Harish Semwal, a temple priest at Gangotri, said rainwater enters the temple complex due to the expansion of the Bhairon Jhap nullah. In winter, snow covers the temple resulting in cracks in the main structure. The Bhairon Jhap nullah is full of debris due to last year floods posing a threat to the shrine, he added.

The road across the temple near Kedar Ganga and the bridge over it were damaged during last year’s flood leading to massive erosion on the embankments of the Ganga.

Harish Semwal said that years of rains and snow have resulted in cracks on the temple structure. Though the temple has been repaired, adequate measures are needed to protect the shrine from all sides, added Semwal.

“We are left at the mercy of Goddess Ganga every time it rains,” said another priest at the temple, Suresh Semwal.

Uttarakhand Urban Development Minister Preetam Singh Panwar, who is also Yamunotri MLA, said: “The assessment of the damage has been done and officials have been instructed to start restoration work. There is no dearth of funds for such projects with Gangotri and Yamunotri being the mainstay of the economy.”

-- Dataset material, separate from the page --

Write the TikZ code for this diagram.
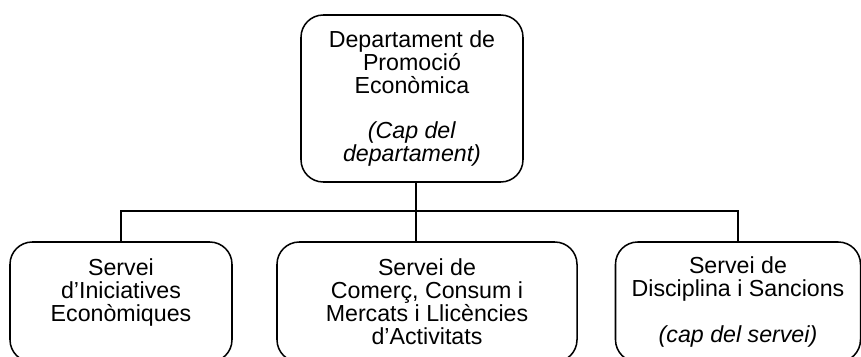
\documentclass[tikz,border=0pt]{standalone}
\usepackage{fontspec}
\setmainfont{Liberation Sans}
\usetikzlibrary{positioning}

\tikzset{
  unitbox/.style={draw, line width=1.3pt, rounded corners=19pt, align=center,
    inner sep=0pt, font=\fontsize{19.8}{19.6}\selectfont},
  linkline/.style={line width=1.1pt}
}

\begin{document}
\begin{tikzpicture}[x=0.03cm,y=-0.03cm]

      \useasboundingbox (0,0) rectangle (861,356);
      \clip (0,0) rectangle (861,356);

      % head of the department
      \node[unitbox, minimum width=6.66cm, minimum height=5.01cm] (dept) at (412,98.5)
        {Departament de\\Promoció\\Econòmica\\[19.6pt]\textit{(Cap del}\\\textit{departament)}};

      % the three services
      \foreach \nm/\cx/\bw/\txt in {
        serv1/121/6.66cm/{Servei\\d’Iniciatives\\Econòmiques\\\mbox{}},
        serv2/427/9cm/{Servei de\\Comerç, Consum i\\Mercats i Llicències\\d’Activitats},
        serv3/738/7.35cm/{Servei de\\Disciplina i Sancions\\[19.6pt]\textit{(cap del servei)}}}
      \node[unitbox, minimum width=\bw, minimum height=3.6cm] (\nm) at (\cx,302) {\txt};

      % connectors
      \coordinate (bus) at (416,211);
      \draw[linkline] ([xshift=0.12cm]dept.south) -- ([xshift=0.12cm]dept.south |- serv2.north);
      \draw[linkline] (serv1.north) |- (bus) -| (serv3.north);

\end{tikzpicture}
\end{document}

Hemkunt Sahib yatra picks up
Pilgrimage to Hemkunt Sahib Gurdwara is picking up. Shri Hemkunt Sahib Management Trust has been able to clear the debris that had covered the gurdwara at Govind Ghat. The Trust has also started the community kitchen (langar) for devotees at Govind Ghat. The shrine was damaged during flashfloods last year. "The process of stocking food has been completed," said Sewa Singh, head sewadar, Shri Hemkunt Sahib Management Trust. He said arrangements had been made for around 6,000 pilgrims for their stay the Govind Ghat gurdwara.